Collaboration for better team management

Malmö decided that it would be better served by a single platform that could offer a shared space to store and access its player and management data. And after a review of its options, the team found SAP Sports One, a cloud-based system that could work as the heart of the Redhawks’ vision of a hockey team supported by digital technology. The team then worked with Capgemini to actually put technology in the hands of Redhawks management.

“Going in, we needed to make sure that everyone got to contribute to the wish list,” Hemström explained. “All of our teams obviously needed slightly different things to make sure they could do their jobs and support each other. At the same time, Capgemini let us know what we needed from a technical perspective to actually end up with the system we wanted. Managing all of that was difficult, but we knew how important it was to taking the team forward.”

The new platform made it easier for the Redhawks’ many teams to work collaboratively to field the best team possible and deliver victories for their fans. Having a shared space to store and review data on players and strategy from a variety of perspectives meant that coaches and managers could find talent where other teams might miss it and understand how to get peak performance from every athlete without pushing them too far. As injuries fell and training improved to address the specific weaknesses revealed over the course of a season, the Redhawks built upon a winning culture that placed the highest priority upon player safety.

“Because of the SAP platform, our coaches have a more complete analysis of each player, which obviously makes it easier to put together a training program that improves the team throughout the season,” Hemström explained. “And they could also see when a particular player began to struggle, which could provide a warning about future injuries or even existing minor injuries, which can be tricky to spot. Knowing this means that we can rest players when they need to without waiting for an injury to happen or become obvious, and this has led to a 30% decrease in the number of injuries we experienced every year.

“Of course, fewer injuries means that we have our best talent in matches more often and ultimately leads to more wins.”

The future of fan engagement

But team management does not represent the extent of digital technology’s potential impact upon hockey. As seen in football, basketball, American football, and rugby, the fan experience offers a whole new avenue for innovation. With new technology and investment, teams have the potential to engage with their supporters faster and more directly by putting more information directly into spectator hands. With more data related to player performance pushed out to fans, hockey teams can make the entire sports experience more inclusive and entertaining.

As with everything hockey and Redhawks-related, Hemström is enthusiastic about the potential for fan involvement of this kind. “We have some of the best fans in the league. We feel that they’re a part of the family and we know they want more information all the time. The future has so much potential and I can absolutely see a day when we can push out data in real-time to the people watching our games and add new elements to the viewing experience. This platform is really the starting point and I can’t wait to see what we can achieve next.”
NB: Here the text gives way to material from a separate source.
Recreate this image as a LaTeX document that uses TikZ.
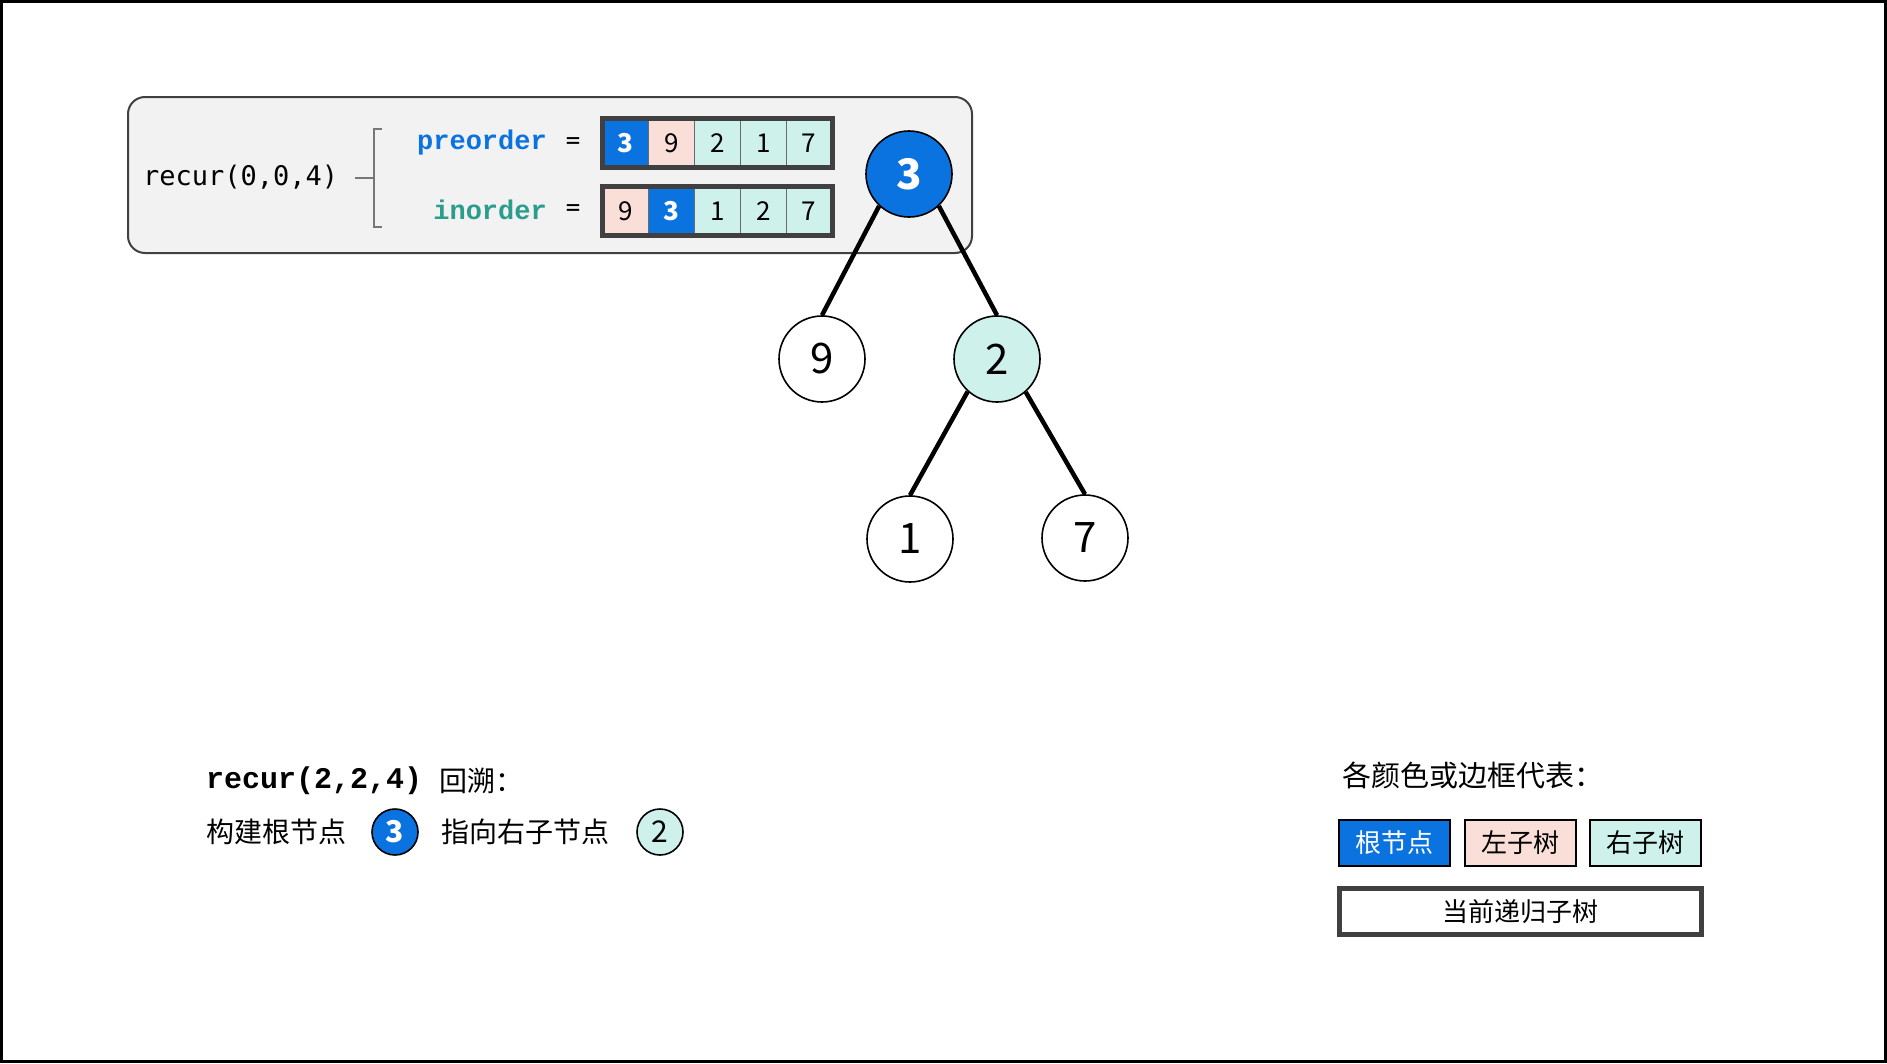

Of course, wins and losses are the ultimate determining factor in professional sports, and the results have so far spoken for themselves. Even with the second lowest overall budget within the SHL, the Malmö Redhawks have found unique ways to compete through advantages such as superior analysis and management. Over time, there’s no doubt that more teams will follow this trend, as success always leads to imitation. But, as leading innovators within the sport, the Redhawks don’t plan on waiting for the rest of the league to narrow the gap.

“It’s never enough to have won in the past, you know?” Hemström said. “Making the playoffs and even winning a championship are great, but the next season is always going to start eventually and then we need to start winning from scratch with a target on our backs. So, we’re always looking for new opportunities, anything that can help us keep winning. I’m excited for the future and looking forward to adding another chapter to the Redhawks’ history.”